Now that Gabrielle is on her way to her new hit single, it’s time to think about the rest of the set. A good performer knows that a concert isn’t just a random set of tunes but a collection of songs that takes the audience on an emotional journey. In the same way, all that data pouring into your SIEM needs to work in concert to support your overall security strategy. With so much information, it’s important to know what is in, what is out, what needs to be known right now, and what can wait. Your security strategy needs to address the risks most salient to your business. Tuning out the noise and putting together a collection of information that tells the overall story you need to tell means you can focus on the connections and interactions that will best support and accelerate your security efforts.

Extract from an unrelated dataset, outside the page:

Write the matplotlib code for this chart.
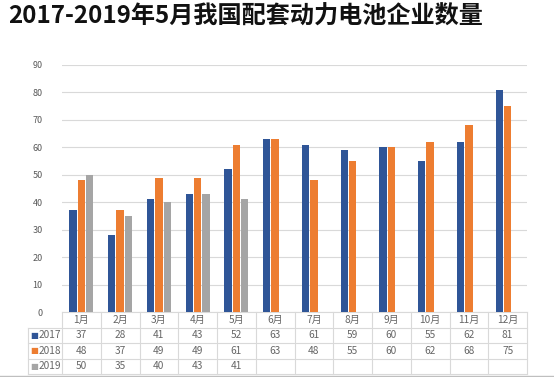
import matplotlib.pyplot as plt
import numpy as np

plt.rcParams['font.family'] = ['Noto Sans CJK SC', 'DejaVu Sans']

months = ['1月', '2月', '3月', '4月', '5月', '6月', '7月', '8月', '9月', '10月', '11月', '12月']
years = ['2017', '2018', '2019']
v2017 = [37, 28, 41, 43, 52, 63, 61, 59, 60, 55, 62, 81]
v2018 = [48, 37, 49, 49, 61, 63, 48, 55, 60, 62, 68, 75]
v2019 = [50, 35, 40, 43, 41]
series = [v2017, v2018, v2019]
colors = ['#2F5597', '#ED7D31', '#A5A5A5']

fig = plt.figure(figsize=(5.54, 3.77), dpi=100)
ax = fig.add_axes([62/554, 65/377, 465/554, 247/377])

w = 0.19
x = np.arange(len(months))
for k, (vals, c) in enumerate(zip(series, colors)):
    xs = x[:len(vals)] + (k - 1) * 0.215
    ax.bar(xs, vals, width=w, color=c, zorder=3)

ax.set_xlim(-0.5, 11.5)
ax.set_ylim(0, 90)
ax.set_yticks(range(0, 91, 10))
ax.yaxis.grid(True, color='#D9D9D9', lw=0.8, zorder=0)
ax.tick_params(axis='y', length=0, labelsize=6.5, labelcolor='#595959', pad=14)
ax.set_xticks([])
for s in ax.spines.values():
    s.set_visible(False)

# data table under the plot
rh = 15.5 / 247
tr = ax.get_xaxis_transform()
line_c = '#D9D9D9'
for r in range(5):
    y = -r * rh
    x0 = -0.5 if r == 0 else -1.38
    ax.plot([x0, 11.5], [y, y], color=line_c, lw=0.8, transform=tr, clip_on=False)
for i in range(13):
    ax.plot([i - 0.5, i - 0.5], [0, -4 * rh], color=line_c, lw=0.8, transform=tr, clip_on=False)
ax.plot([-1.38, -1.38], [-rh, -4 * rh], color=line_c, lw=0.8, transform=tr, clip_on=False)

for i, m in enumerate(months):
    ax.text(i, -0.5 * rh, m, ha='center', va='center', fontsize=7.3, color='#666666', transform=tr)
for r, (yr, vals, c) in enumerate(zip(years, series, colors)):
    yc = -(r + 1.5) * rh
    ax.text(-1.33, yc, '■', ha='left', va='center', fontsize=6, color=c, transform=tr,
            family=['DejaVu Sans'])
    ax.text(-1.1, yc, yr, ha='left', va='center', fontsize=7.3, color='#666666', transform=tr)
    for i, v in enumerate(vals):
        ax.text(i, yc, str(v), ha='center', va='center', fontsize=7.3, color='#666666', transform=tr)

fig.add_artist(plt.Line2D([0, 1], [1.5/377, 1.5/377], color='#BFBFBF', lw=1))

fig.text(8/554, 1 - 17/377, '2017-2019年5月我国配套动力电池企业数量', fontsize=17.4,
         fontweight='bold', color='#111111', ha='left', va='center')

fig.savefig('out.png', dpi=100)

Just as each individual song or report needs to be useful and not just interesting, the entire collection needs to be useful. Honing each report informs tactical execution, and zooming out to present the overall picture provides the view to guide and tune the entire strategy.
Battle of the Bands – Tool Sprawl vs. Consolidation
Once the music is in tune, additional strategic considerations come into play. The current state of the security market is like a battle of the bands, each very good at their own genre but not always playing well together. You may need to go to one venue to hear jazz, another for rock, and still another for classical. If this sounds like moving from your vulnerability management dashboard to your endpoint protection report and then over to another platform to see how your phishing campaign is going, you’re not alone. It’s a common challenge.
One option is to put all your favorite genres in a streaming playlist and hit play. This may work to consolidate your content, but the overall effect may be jarring and the story disjointed. This option solves the problem of going to multiple places to get what you need but doesn’t necessarily put them together in a cohesive way.
Another option is to sacrifice some depth for breadth. Finding a band that can play multiple genres and blend them seamlessly may provide what you need while giving up some specialization. This approach can save cost on the tool side and add consistency of data and interfaces. Vendor consolidation can also be an attractive benefit, particularly if the tools play well together, provide a normalized data set, and help you accomplish your security strategy.
From Noise Maker to Rock Star
As Gabrielle took all the noise coming into her SOC and crafted it into a concert, she turned the noise factory into a music hall. She saw the digital chaos coming in and knew what she wanted to communicate, so she turned down the volume on what wasn’t needed and focused on what she wanted to know. Once she knew what she wanted to learn, she needed to know what to do. Further refining the dataset, she tuned it to the specific actions she wanted to take and the decisions she needed to make. Repeating this process, she created an overall picture to guide her strategy, moving from a detailed focus to an aggregate view. This last step helped guide the overall direction and provide course corrections when the data showed the strategy was off track.
Data is a valuable tool for a security team, but it’s not enough to collect large amounts of it. Turning that data into actionable information turns your noise factory into a concert venue and you from a noisemaker into a rock star.